When it comes to organising social responsibility and legacy activities around an event nothing comes easily.
Which is what makes the school visits being held alongside the OFC U-19 Women’s Championship such an impressive feat.
Cook Islands Football Association Just Play Project Manager Michelle Paiti organised for each of the competing nations to be adopted by a local school.
This meant visits from the teams upon their arrival in Rarotonga which led to some jubilant cultural exchanges from both the children and the visiting athletes.
Paiti said the objective was to share Cook Islands culture and give the players a glimpse into local school life, but also to give the kids some new and exciting role models.
“The schools are adopting the countries which visit them and will support them during their matches at the OFC U-19 Women’s Championship,” Paiti said.

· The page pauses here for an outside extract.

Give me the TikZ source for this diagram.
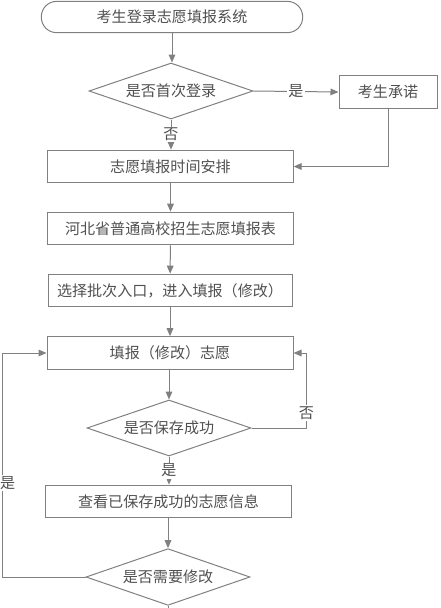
\documentclass[tikz,border=0pt]{standalone}
\usepackage{fontspec}
\newfontfamily\cjk{Noto Sans CJK SC}
\usetikzlibrary{shapes.geometric,arrows.meta}
\definecolor{linegray}{HTML}{808080}
\definecolor{textgray}{HTML}{505050}
\begin{document}
\begin{tikzpicture}[x=0.75pt,y=-0.75pt,
  every node/.style={font=\cjk\fontsize{11.3pt}{13pt}\selectfont, text=textgray},
  procbox/.style={draw=linegray, line width=0.75pt, rectangle, minimum height=24.5pt, inner sep=0pt},
  decis/.style={draw=linegray, line width=0.75pt, diamond, aspect=3, minimum width=123pt, minimum height=42pt, inner sep=0pt},
  term/.style={draw=linegray, line width=0.75pt, rectangle, rounded corners=11.5pt, minimum width=196pt, minimum height=23.5pt, inner sep=0pt},
  conn/.style={draw=linegray, line width=0.75pt, -{Triangle[length=6pt,width=5pt]}},
  plain/.style={draw=linegray, line width=0.75pt},
  lbl/.style={fill=white, inner sep=1pt}
]
\useasboundingbox (0,0) rectangle (441,608);
\node[term] (t) at (172,17) {考生登录志愿填报系统};
\node[decis] (d1) at (171,91) {是否首次登录};
\node[procbox, minimum width=73.5pt] (p) at (388,92) {考生承诺};
\node[procbox, minimum width=184pt] (b2) at (170.5,166.5) {志愿填报时间安排};
\node[procbox, minimum width=184pt] (b3) at (170.5,228.5) {河北省普通高校招生志愿填报表};
\node[procbox, minimum width=183pt] (b4) at (170,290.5) {选择批次入口，进入填报（修改）};
\node[procbox, minimum width=184.5pt] (b5) at (170,353) {填报（修改）志愿};
\node[decis] (d2) at (169,428) {是否保存成功};
\node[procbox, minimum width=185pt] (b6) at (168.5,501.5) {查看已保存成功的志愿信息};
\node[decis, minimum height=42.5pt] (d3) at (168,577) {是否需要修改};
\coordinate (endc) at (168,608);

\draw[conn] (t) -- (t |- d1.north);
\draw[conn] (d1.east) -- node[lbl] {是} (p.west);
\draw[conn] (d1.south) -- node[lbl] {否} (d1.south |- b2.north);
\draw[conn] (p.south) |- (b2.east);
\draw[conn] (b2) -- (b3);
\draw[conn] (b3) -- (b4);
\draw[conn] (b4) -- (b5);
\draw[conn] (b5.south) -- (b5.south -| d2.north) -- (d2.north);
\draw[conn] (d2.east) -- ++(55,0) |- node[lbl, pos=0.1] {否} (b5.east);
\draw[conn] (d2.south) -- node[lbl] {是} (d2.south |- b6.north);
\draw[conn] (b6.south) -- (b6.south -| d3.north) -- (d3.north);
\draw[conn] (d3.west) -- ++(-83,0) |- node[lbl, pos=0.21, xshift=3.8pt] {是} (b5.west);
\draw[plain] (d3.south) -- (endc);
\end{tikzpicture}
\end{document}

The students have certainly stepped up to the plate.
On Monday 2 September Fiji played the hosts Cook Islands, but the chants from the Fijians’ adopted fans from St Josephs Catholic Primary School could have had you thinking you were in Fiji.
“A large part of our school is actually a Fijian community, so while it is an adopted country here, that is where a lot of our students come from, so probably hence the excitement to see them come to our school,” the principal Shelly Berry siad.
“And also our girls are particularly excited as it’s great for them to see some female role models at our school.”
For Fiji’s Koleta Likuculacula, receiving such a warm welcome was a humbling experience.
“Being the captain for this team this an exciting journey for me to be welcomed by this awesome school, I know we can do this with these awesome supporters here in Cook Islands who are all Fijians for now, but I know when we all go back, we’ll be all Cook Islanders.”
Providing new role models was an important aspect of the visits, especially for the young girls.
“It’s really important not only for our girls but for our boys, just to see that there are opportunities and pathways in football,” Paiti explained.
But the kids certainly aren’t the only ones who will take something long-lasting away from these visits.
Tahiti’s Tiarehinano Tekakioteragi said exchanging cultures with the young students of Apii Te Uki Ou was a once-in-a-lifetime opportunity for the team, which made it important and special.
“An experience like this doesn’t come around often, maybe it’s only once in our lifetime, so it was important to participate,” she said.
“I was moved, it gave me goose bumps, if the opportunity ever comes up again I wouldn’t say no.”
School visits are not a new concept, but this has certainly been one of the most successful of recent times in Oceania and the credit has to go to Paiti and her team.